Xana, um cidadão de mão cheia

Aquando da retirada dos sul-africanos da nossa Banda, no fim da guerra, acompanhei como intérprete uma delegação de jornalistas escandinavos para cobertura da dita retirada. Do Lubango, partimos para o paralelo 13 num Ural descomunal e infernal camion, onde vi embondeiros feitos meras bananas abertas ao meio e crateras das bombas onde nossa máquina de guerra enorme entrava como uma formiga. Ainda cheirava a pólvora, tudo ocre ouro velho a lua Prenha gigantesca e tudo mas tudo escangalhado, rasgado, arrasado… o semblante da tropa era da cor da exaustão, quando do nada, da parada militar que nos recebeu, se destacou um jovem para me cumprimentar como irmã do Camarada Paciência… ofereceu-me seu bivaque, chamava se Óscar, um menino imberbe que me disse que meu irmão havia reposto por 3 vezes a ponte de Xangongo destruída pela aviação sul africana. Enorme e refeita! De aço verde militar! Linda!! Ohhh abraçámo-nos e fiquei então sabendo da proeza e competência de meu mano Xana o engenheiro civil, formado em Angola e mero militar da Empresa Nacional de Pontes. Enchi meu peito de orgulho, respirei, chorei porque choro fácil eu sei, emocionada e quando já em Luanda, lhe contei, ele sorriu, doce, dizendo ter sido apenas seu trabalho. Nada mais. 

Xana Xana

Sempre se destacou mesmo na sua vida académica habituando-nos a seus louros e sobretudo à sua modéstia e simplicidade traços de sua personalidade. Carácter! Entretanto, atravessou algumas calemas pela vida, sempre vingando com a maior bravura possível… 

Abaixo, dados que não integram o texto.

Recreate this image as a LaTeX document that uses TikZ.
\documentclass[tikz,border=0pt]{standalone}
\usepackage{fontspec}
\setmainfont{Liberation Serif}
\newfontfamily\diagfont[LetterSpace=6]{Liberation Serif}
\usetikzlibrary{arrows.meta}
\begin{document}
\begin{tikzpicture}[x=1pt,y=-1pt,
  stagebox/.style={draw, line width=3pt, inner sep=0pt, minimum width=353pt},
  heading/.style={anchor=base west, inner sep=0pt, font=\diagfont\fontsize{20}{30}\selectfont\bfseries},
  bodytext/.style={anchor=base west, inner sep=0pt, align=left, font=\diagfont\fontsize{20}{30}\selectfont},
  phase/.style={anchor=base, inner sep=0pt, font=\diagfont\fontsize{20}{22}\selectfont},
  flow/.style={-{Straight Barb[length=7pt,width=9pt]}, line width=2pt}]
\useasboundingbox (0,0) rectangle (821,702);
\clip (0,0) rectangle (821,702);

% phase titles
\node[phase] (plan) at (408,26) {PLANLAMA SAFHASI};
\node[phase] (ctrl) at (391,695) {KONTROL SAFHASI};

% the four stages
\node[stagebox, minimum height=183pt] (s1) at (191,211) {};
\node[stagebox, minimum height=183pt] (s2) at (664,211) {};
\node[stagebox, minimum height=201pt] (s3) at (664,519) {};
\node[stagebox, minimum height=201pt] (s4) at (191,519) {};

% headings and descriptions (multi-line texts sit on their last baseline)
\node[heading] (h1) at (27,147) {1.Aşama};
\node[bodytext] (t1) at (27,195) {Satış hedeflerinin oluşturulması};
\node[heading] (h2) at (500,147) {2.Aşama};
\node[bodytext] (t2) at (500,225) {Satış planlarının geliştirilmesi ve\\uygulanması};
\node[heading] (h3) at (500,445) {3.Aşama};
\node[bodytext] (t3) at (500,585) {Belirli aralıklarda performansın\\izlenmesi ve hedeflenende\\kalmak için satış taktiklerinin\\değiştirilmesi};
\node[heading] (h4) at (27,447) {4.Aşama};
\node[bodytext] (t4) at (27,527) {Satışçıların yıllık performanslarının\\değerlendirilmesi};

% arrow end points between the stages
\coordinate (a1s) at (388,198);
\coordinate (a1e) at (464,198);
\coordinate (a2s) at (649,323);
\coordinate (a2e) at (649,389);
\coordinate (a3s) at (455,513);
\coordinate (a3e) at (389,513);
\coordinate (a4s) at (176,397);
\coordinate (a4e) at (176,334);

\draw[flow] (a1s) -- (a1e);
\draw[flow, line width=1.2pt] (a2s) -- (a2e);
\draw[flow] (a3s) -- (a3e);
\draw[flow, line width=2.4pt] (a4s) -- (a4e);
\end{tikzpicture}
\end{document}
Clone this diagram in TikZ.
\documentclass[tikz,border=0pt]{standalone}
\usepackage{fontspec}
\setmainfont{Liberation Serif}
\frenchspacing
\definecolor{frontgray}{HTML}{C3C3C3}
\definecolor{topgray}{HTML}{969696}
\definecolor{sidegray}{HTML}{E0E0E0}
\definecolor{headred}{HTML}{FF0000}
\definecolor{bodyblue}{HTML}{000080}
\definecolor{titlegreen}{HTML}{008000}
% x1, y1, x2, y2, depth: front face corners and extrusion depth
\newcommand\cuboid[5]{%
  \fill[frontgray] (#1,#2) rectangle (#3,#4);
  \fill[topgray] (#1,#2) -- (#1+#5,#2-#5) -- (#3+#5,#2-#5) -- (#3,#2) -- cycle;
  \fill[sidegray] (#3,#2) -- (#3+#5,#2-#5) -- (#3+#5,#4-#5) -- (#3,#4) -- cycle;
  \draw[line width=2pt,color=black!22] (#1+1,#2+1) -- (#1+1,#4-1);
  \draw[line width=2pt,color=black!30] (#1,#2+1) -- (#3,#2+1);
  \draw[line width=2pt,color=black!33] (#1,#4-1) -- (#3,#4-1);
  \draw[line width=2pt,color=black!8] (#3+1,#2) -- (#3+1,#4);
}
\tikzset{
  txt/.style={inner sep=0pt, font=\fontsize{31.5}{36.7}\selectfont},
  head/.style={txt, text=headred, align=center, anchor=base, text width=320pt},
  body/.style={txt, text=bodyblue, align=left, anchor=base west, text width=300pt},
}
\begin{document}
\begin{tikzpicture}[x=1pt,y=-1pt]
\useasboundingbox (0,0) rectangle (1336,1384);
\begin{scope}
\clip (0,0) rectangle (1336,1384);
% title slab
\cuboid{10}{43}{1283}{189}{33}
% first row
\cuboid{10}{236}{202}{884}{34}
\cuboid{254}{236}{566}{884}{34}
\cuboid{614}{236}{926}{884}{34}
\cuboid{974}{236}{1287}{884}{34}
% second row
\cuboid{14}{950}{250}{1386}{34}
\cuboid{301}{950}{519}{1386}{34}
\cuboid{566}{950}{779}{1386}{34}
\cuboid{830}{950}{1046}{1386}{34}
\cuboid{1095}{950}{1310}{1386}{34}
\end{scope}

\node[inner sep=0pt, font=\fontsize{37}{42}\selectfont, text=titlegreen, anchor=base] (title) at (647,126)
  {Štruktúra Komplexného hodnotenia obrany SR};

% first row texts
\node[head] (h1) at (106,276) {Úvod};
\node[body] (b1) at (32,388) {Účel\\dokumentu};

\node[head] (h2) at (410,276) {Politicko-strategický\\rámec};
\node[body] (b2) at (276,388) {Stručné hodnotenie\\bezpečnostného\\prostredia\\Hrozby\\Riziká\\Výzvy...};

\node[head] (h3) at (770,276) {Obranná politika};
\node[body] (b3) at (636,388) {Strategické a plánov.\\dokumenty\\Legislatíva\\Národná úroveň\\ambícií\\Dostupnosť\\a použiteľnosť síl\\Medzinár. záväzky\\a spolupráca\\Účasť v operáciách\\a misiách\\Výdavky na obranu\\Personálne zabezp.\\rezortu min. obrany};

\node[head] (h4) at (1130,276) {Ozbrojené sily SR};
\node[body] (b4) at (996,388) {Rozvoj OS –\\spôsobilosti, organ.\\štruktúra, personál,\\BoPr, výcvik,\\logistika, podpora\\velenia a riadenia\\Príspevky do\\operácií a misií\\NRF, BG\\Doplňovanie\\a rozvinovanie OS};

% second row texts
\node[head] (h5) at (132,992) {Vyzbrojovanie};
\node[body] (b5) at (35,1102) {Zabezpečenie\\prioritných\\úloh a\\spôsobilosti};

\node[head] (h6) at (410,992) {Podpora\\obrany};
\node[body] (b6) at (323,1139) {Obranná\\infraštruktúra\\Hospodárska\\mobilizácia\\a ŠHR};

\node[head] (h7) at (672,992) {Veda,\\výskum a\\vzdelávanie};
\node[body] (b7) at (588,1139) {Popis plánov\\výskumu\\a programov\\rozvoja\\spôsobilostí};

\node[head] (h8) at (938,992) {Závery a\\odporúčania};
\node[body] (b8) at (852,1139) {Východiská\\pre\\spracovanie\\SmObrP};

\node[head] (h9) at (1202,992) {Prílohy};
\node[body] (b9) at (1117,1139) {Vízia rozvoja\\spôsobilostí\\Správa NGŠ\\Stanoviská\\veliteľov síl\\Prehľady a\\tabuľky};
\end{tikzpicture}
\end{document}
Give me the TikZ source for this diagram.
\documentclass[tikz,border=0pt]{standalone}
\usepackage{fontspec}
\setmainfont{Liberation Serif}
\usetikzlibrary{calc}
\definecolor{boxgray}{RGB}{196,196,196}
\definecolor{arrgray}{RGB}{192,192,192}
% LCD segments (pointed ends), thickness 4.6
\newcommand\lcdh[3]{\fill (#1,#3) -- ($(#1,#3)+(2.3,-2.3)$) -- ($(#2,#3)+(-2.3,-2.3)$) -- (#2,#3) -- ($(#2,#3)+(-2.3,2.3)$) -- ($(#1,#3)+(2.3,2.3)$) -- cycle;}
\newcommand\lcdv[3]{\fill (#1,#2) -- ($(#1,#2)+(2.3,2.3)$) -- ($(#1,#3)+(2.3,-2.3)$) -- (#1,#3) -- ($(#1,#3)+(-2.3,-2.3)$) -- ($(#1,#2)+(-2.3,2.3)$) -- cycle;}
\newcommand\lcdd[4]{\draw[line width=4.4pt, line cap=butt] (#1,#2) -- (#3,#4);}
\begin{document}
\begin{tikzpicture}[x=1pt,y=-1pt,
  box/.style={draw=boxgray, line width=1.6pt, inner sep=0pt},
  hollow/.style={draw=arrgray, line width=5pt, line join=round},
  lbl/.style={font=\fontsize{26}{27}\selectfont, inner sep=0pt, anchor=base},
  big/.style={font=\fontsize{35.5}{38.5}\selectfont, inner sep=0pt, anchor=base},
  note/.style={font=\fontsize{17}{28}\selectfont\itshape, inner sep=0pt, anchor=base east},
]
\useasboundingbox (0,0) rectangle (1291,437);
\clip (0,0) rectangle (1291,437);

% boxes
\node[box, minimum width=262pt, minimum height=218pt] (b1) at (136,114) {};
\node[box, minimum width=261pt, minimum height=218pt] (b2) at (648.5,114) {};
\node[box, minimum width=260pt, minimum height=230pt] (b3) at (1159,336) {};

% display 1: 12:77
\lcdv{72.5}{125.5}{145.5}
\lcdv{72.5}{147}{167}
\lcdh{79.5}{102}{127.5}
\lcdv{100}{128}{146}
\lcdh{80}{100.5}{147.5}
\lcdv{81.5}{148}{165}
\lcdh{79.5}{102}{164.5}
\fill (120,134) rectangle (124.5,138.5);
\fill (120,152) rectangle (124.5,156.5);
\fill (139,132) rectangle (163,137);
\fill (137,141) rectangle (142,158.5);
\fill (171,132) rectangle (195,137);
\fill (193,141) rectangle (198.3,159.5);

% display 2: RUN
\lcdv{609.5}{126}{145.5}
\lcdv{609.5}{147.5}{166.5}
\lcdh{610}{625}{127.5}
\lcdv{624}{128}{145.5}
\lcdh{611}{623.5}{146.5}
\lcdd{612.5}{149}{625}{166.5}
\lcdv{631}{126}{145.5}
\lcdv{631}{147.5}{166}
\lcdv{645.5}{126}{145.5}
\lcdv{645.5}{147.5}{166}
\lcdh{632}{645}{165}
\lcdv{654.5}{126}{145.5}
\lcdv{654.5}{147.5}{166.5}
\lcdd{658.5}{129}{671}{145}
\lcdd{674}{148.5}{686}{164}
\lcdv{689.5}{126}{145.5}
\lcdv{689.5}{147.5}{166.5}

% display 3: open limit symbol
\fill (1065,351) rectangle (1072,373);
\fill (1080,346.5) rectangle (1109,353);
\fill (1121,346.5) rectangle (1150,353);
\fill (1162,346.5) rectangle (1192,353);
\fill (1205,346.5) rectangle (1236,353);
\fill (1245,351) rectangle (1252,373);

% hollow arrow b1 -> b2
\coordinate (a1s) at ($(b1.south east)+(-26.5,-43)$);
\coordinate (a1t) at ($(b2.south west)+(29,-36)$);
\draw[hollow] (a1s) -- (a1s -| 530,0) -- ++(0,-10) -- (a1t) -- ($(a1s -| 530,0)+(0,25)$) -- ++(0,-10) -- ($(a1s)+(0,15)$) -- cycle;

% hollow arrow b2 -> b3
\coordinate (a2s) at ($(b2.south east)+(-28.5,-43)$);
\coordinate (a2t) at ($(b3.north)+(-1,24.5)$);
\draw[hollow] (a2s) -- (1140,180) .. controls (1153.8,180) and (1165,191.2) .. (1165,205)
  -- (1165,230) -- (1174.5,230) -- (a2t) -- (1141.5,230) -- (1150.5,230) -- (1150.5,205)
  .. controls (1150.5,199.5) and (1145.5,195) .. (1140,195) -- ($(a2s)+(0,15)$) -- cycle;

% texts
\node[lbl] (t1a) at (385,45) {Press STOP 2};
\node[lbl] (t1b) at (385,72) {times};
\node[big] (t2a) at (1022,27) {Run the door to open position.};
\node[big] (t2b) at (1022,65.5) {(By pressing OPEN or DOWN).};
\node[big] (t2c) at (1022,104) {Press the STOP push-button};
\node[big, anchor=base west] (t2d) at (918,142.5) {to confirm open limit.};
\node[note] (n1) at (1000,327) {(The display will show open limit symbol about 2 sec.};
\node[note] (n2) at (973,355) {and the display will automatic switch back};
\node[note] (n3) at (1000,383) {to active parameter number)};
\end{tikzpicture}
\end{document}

A vida mudou, chegaram os tempos difíceis que duram até hoje e aí já como cidadão civil viu - se enfrentado o desemprego logo ele, Homem que “só sabe trabalhar! Virou pescador de lagostas, vendeu peixe para sobreviver lembrou a quem de direito que era capaz ainda de trabalhar… que queria, teria … senão iria sucumbir… nadava de 3 a 5 horas diárias no mar grosso e gelado do Namibe, lutando contra uma depressão e tristeza profundas por não conseguir um lugar, um trabalho na reconstrução dessa Nação.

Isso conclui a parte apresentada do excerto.